BEGIN

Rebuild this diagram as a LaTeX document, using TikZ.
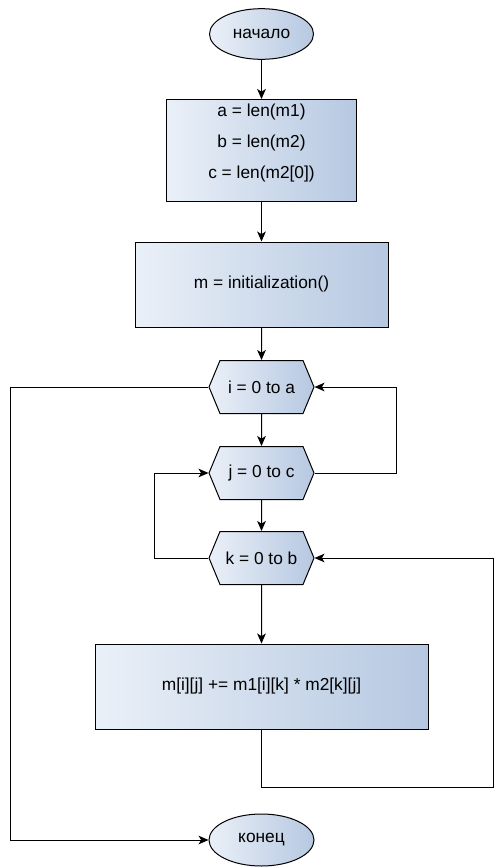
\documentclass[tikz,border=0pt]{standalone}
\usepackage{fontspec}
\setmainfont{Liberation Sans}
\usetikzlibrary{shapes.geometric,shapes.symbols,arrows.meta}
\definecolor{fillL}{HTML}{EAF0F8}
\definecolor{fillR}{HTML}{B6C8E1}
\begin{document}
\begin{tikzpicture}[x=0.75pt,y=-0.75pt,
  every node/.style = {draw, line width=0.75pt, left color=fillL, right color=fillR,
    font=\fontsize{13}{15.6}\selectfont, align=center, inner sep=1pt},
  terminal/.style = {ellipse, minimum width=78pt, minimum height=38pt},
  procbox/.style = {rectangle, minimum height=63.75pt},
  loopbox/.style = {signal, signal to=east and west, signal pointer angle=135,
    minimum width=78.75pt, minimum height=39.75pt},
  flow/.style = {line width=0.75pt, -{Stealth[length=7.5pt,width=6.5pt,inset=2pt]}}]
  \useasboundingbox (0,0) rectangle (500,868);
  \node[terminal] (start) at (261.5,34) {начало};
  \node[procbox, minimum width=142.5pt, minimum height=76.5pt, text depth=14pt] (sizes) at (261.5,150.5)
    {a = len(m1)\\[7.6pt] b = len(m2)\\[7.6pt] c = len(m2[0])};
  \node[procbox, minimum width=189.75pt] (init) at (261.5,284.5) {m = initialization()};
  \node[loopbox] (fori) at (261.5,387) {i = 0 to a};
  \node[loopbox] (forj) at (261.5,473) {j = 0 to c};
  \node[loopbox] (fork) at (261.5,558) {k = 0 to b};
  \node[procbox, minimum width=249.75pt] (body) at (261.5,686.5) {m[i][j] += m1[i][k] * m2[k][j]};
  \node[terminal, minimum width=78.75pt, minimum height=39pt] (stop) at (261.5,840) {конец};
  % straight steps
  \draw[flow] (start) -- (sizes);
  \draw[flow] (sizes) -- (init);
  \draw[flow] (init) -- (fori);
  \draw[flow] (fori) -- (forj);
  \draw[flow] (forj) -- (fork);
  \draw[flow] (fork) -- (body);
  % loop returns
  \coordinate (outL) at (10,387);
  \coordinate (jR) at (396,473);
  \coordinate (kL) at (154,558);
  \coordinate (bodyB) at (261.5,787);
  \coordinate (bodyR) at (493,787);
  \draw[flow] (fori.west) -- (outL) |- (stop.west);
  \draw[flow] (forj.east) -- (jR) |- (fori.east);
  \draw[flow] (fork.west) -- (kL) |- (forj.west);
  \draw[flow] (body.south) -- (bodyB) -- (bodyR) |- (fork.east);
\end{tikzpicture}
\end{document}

END

Stated exercise: Reproduce the material in its entirety and word for word, without the pictures.

Output for this exercise:
Rebuild this diagram as a LaTeX document, using TikZ.
\documentclass[tikz,border=0pt]{standalone}
\usepackage{fontspec}
\setmainfont{Liberation Sans}
\usetikzlibrary{shapes.geometric,shapes.symbols,arrows.meta}
\definecolor{fillL}{HTML}{EAF0F8}
\definecolor{fillR}{HTML}{B6C8E1}
\begin{document}
\begin{tikzpicture}[x=0.75pt,y=-0.75pt,
  every node/.style = {draw, line width=0.75pt, left color=fillL, right color=fillR,
    font=\fontsize{13}{15.6}\selectfont, align=center, inner sep=1pt},
  terminal/.style = {ellipse, minimum width=78pt, minimum height=38pt},
  procbox/.style = {rectangle, minimum height=63.75pt},
  loopbox/.style = {signal, signal to=east and west, signal pointer angle=135,
    minimum width=78.75pt, minimum height=39.75pt},
  flow/.style = {line width=0.75pt, -{Stealth[length=7.5pt,width=6.5pt,inset=2pt]}}]
  \useasboundingbox (0,0) rectangle (500,868);
  \node[terminal] (start) at (261.5,34) {начало};
  \node[procbox, minimum width=142.5pt, minimum height=76.5pt, text depth=14pt] (sizes) at (261.5,150.5)
    {a = len(m1)\\[7.6pt] b = len(m2)\\[7.6pt] c = len(m2[0])};
  \node[procbox, minimum width=189.75pt] (init) at (261.5,284.5) {m = initialization()};
  \node[loopbox] (fori) at (261.5,387) {i = 0 to a};
  \node[loopbox] (forj) at (261.5,473) {j = 0 to c};
  \node[loopbox] (fork) at (261.5,558) {k = 0 to b};
  \node[procbox, minimum width=249.75pt] (body) at (261.5,686.5) {m[i][j] += m1[i][k] * m2[k][j]};
  \node[terminal, minimum width=78.75pt, minimum height=39pt] (stop) at (261.5,840) {конец};
  % straight steps
  \draw[flow] (start) -- (sizes);
  \draw[flow] (sizes) -- (init);
  \draw[flow] (init) -- (fori);
  \draw[flow] (fori) -- (forj);
  \draw[flow] (forj) -- (fork);
  \draw[flow] (fork) -- (body);
  % loop returns
  \coordinate (outL) at (10,387);
  \coordinate (jR) at (396,473);
  \coordinate (kL) at (154,558);
  \coordinate (bodyB) at (261.5,787);
  \coordinate (bodyR) at (493,787);
  \draw[flow] (fori.west) -- (outL) |- (stop.west);
  \draw[flow] (forj.east) -- (jR) |- (fori.east);
  \draw[flow] (fork.west) -- (kL) |- (forj.west);
  \draw[flow] (body.south) -- (bodyB) -- (bodyR) |- (fork.east);
\end{tikzpicture}
\end{document}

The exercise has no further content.